Attuata questa idea, si è perfetti, e da questa perfezione attuata, ecco il ritorno della parola felicità, che felicità non chiamiamo, da questa perfezione attuata, sgorgherà la, così detta, beatitudine.

Sarebbe appunto beatitudine la risonanza soggettiva di questa perfezione oggettiva raggiunta seguendo lo schema che in parole brevi chiamiamo appunto la gloria di Dio. É ovvio che la felicità sarà una risonanza interna successiva e se voi volete come i muli andare per quella strada, quella felicità che voi cercate non la troverete assolutamente mai. Non dobbiamo considerare la gioia, o la beatitudine come una specie di risarcimento di danni che Dio ci darà per le fatiche alle quali ci siamo sottoposti per osservare i suoi comandamenti e cosi via. No, sarà una necessaria conseguenza della perfezione che avremo raggiunto con l'attività morale, la quale può implicare anche la morte, la sofferenza il martirio. Se uno mi serve dice Gesù il Padre lo onorerà, non dice se uno mi serve sarà felice, secondo la valenza popolare usuale, ma certamente errata.

Gesù andrebbe a morire per ottenere la salvezza per gli uomini. Allora sorge il dualismo, da un lato il Dio creatore, dall’altro Zeus che incatena nel Caucaso Prometeo il salvatore, il quale miserabile illuso, aveva lottato contro gli dei per potere dare agli uomini la felicità, nel caso il fuoco. Non si dovrà nemmeno tradurre con felicità, ma piuttosto si dovrà tradurre con progresso, il quale appunto voleva dare agli uomini la civiltà e la evoluzione. Nel contrasto fra Zeus e Prometeo, qualche acuto studioso ha visto il contrasto di interessi in Atene fra due componenti della società, gli aristocratici che avevano come patrono Zeus.

Gesû si é preoccupato dell'incremento di civiltà? A risposta secca dovrei dire no. Se intendiamo con questo una diretta applicazione allo sviluppo dell'incremento della civiltà. Ma se per civiltà si intende oltre che le conquiste della gnosi anche la capacità di convivere alla maniera edenica, allora certamente c'é bisogno della sua salvezza.
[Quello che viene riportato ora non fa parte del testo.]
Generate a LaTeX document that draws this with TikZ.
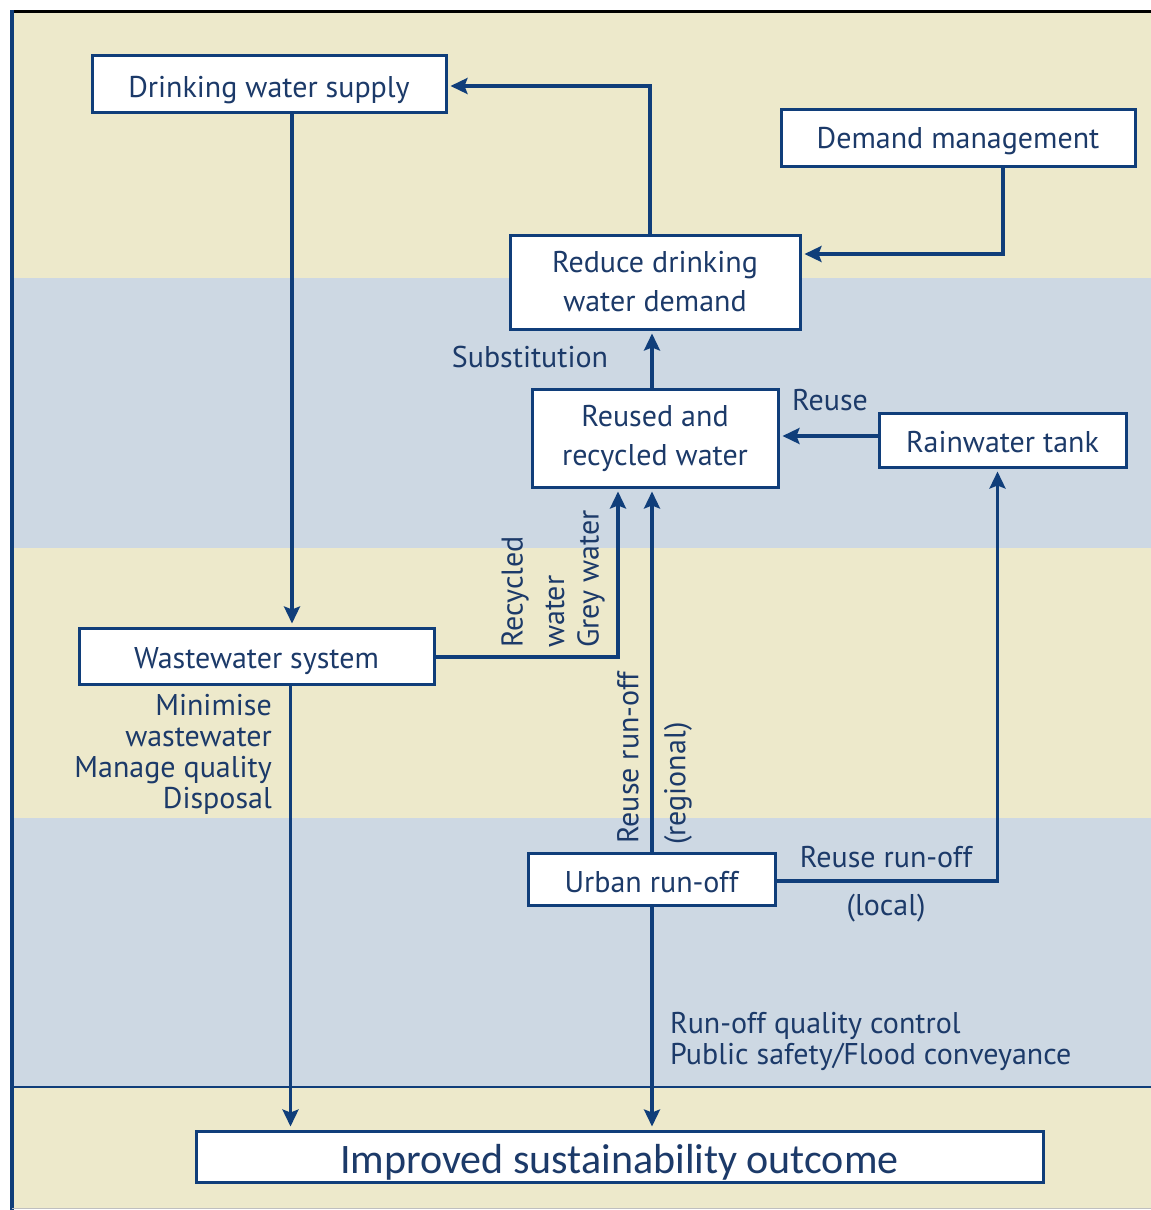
\documentclass[tikz,border=0pt]{standalone}
\usepackage{fontspec}
\setmainfont{PT Sans}
\newfontfamily\carl{Carlito}
\usetikzlibrary{arrows.meta,calc}
\definecolor{beige}{RGB}{237,233,203}
\definecolor{bandblue}{RGB}{205,216,227}
\definecolor{navy}{RGB}{16,62,122}
\definecolor{txt}{RGB}{28,58,105}
\begin{document}
\begin{tikzpicture}[x=1pt,y=-1pt,
  box/.style={draw=navy, line width=3pt, fill=white, text=txt, font=\fontsize{30}{39}\selectfont, inner sep=0pt, align=center},
  lbl/.style={text=txt, font=\fontsize{30}{31}\selectfont, inner sep=0pt},
  arr/.style={draw=navy, line width=3.2pt, -{Stealth[length=17pt,width=16pt,inset=3pt]}, shorten >=3pt}]
% background
\fill[white] (0,0) rectangle (1151,1210);
\useasboundingbox (0,0) rectangle (1151,1210);
\fill[beige] (12,11) rectangle (1151,278);
\fill[bandblue] (12,278) rectangle (1151,548);
\fill[beige] (12,548) rectangle (1151,818);
\fill[bandblue] (12,818) rectangle (1151,1087);
\fill[beige] (12,1087) rectangle (1151,1208);
\draw[navy, line width=2.5pt] (12,1087) -- (1151,1087);
\draw[black, line width=3pt] (10,11) -- (1151,11);
\draw[navy, line width=4pt] (12,10) -- (12,1210);
\draw[gray!50, line width=1pt] (12,1208.5) -- (1151,1208.5);
% boxes
\node[box, minimum width=354pt, minimum height=57pt, text height=30pt, text depth=3pt] (dws) at (269,84) {Drinking water supply};
\node[box, minimum width=354pt, minimum height=57pt, text height=25pt, text depth=3pt] (dm) at (958,137.5) {Demand management};
\node[box, minimum width=290pt, minimum height=94pt] (red) at (655,282) {Reduce drinking\\water demand};
\node[box, minimum width=246pt, minimum height=98pt] (rr) at (655,438) {Reused and\\recycled water};
\node[box, minimum width=247pt, minimum height=54pt, text height=27pt, text depth=3pt] (rt) at (1002.5,440) {Rainwater tank};
\node[box, minimum width=355pt, minimum height=56pt, text height=27pt, text depth=3pt] (ww) at (256.5,656) {Wastewater system};
\node[box, minimum width=247pt, minimum height=52pt, text height=29pt, text depth=3pt] (ur) at (651.5,879) {Urban run-off};
\node[box, minimum width=847pt, minimum height=51pt, text height=36pt, text depth=3pt, font=\carl\fontsize{42}{42}\selectfont] (ios) at (619.5,1156.5) {Improved sustainability outcome};
% labels
\node[lbl] (sub) at (530,357) {Substitution};
\node[lbl] (reuse) at (830,400) {Reuse};
\node[lbl, align=right, anchor=east] (mini) at (272,754) {Minimise\\wastewater\\Manage quality\\Disposal};
\node[lbl, align=left, anchor=west] (roq) at (670,1041) {Run-off quality control\\Public safety/Flood conveyance};
\node[lbl] (rrl) at (886,857) {Reuse run-off};
\node[lbl] (loc) at (886,908) {(local)};
\node[lbl, rotate=90, anchor=west] (rec1) at (515,648) {Recycled};
\node[lbl, rotate=90, anchor=west] (rec2) at (555,648) {water};
\node[lbl, rotate=90, anchor=west] (rec3) at (591,648) {Grey water};
\node[lbl, rotate=90, anchor=west] (rro) at (628,844) {Reuse run-off};
\node[lbl, rotate=90, anchor=west] (reg) at (678,845) {(regional)};
% connectors
\draw[arr] ([xshift=23pt]dws.south) -- ([xshift=23pt]dws.south |- ww.north);
\draw[arr] ([xshift=-5pt]red.north) |- ([yshift=-2pt]dws.east);
\draw[arr] ([xshift=45pt]dm.south) |- ([yshift=28pt]red.east);
\draw[arr] ([xshift=-3pt]rr.north) -- ([xshift=-3pt]red.south);
\draw[arr] ([yshift=4pt]rt.west) -- ([yshift=4pt]rt.west -| rr.east);
\draw[arr] ([yshift=-1pt]ww.east) -| ([xshift=-37pt]rr.south);
\draw[arr] ([xshift=0.5pt]ur.north) -- ([xshift=0.5pt]ur.north |- rr.south);
\draw[arr] ([yshift=-2pt]ur.east) -| ([xshift=-5pt]rt.south);
\draw[arr] ([xshift=34pt]ww.south) -- ([xshift=34pt]ww.south |- ios.north);
\draw[arr] ([xshift=0.5pt]ur.south) -- ([xshift=0.5pt]ur.south |- ios.north);
\end{tikzpicture}
\end{document}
Gesù dice che l'uomo così com'è non potrà mai convivere felicemente, anche se farà progressi enormi sul piano delle conquiste scientifiche. Bene, nella visione cristiana, non sono gli dei ad essere cattivi e gli uomini buoni, ma viceversa, e Gesù é mandato per tentare esattamente questa impresa assai rischiosa.

Gli uomini lo uccidono perché vuole salvarli e dice loro che devono cambiare. Gesù lo dice agli Ebrei, lo dice ai greci, che vogliono parlare con lui, vogliono vedere qual’é la sua visione del mondo. Non risulta nemmeno che ci sia dibattito, Gesû fa delle affermazioni in cui la sua visione del mondo non fa più queste distinzioni fra Zeus, che é patrono degli aristocratici e Prometeo che é patrono dei lavoratori. Per Gesù esiste un uomo solo e questo uomo solo deve cambiare. Occorre rinunciare a ciò che siamo, e questo Gesù lo dice alla religione ebraica e lo dice ai Greci fiduciosi nella ragione. Rinascere, bisogna morire a se stessi par diventare ciò che non siamo e dobbiamo essere creature nuove.

E noi invece tendiamo a perfezionare vizi acquisiti e a istituzionalizzarli.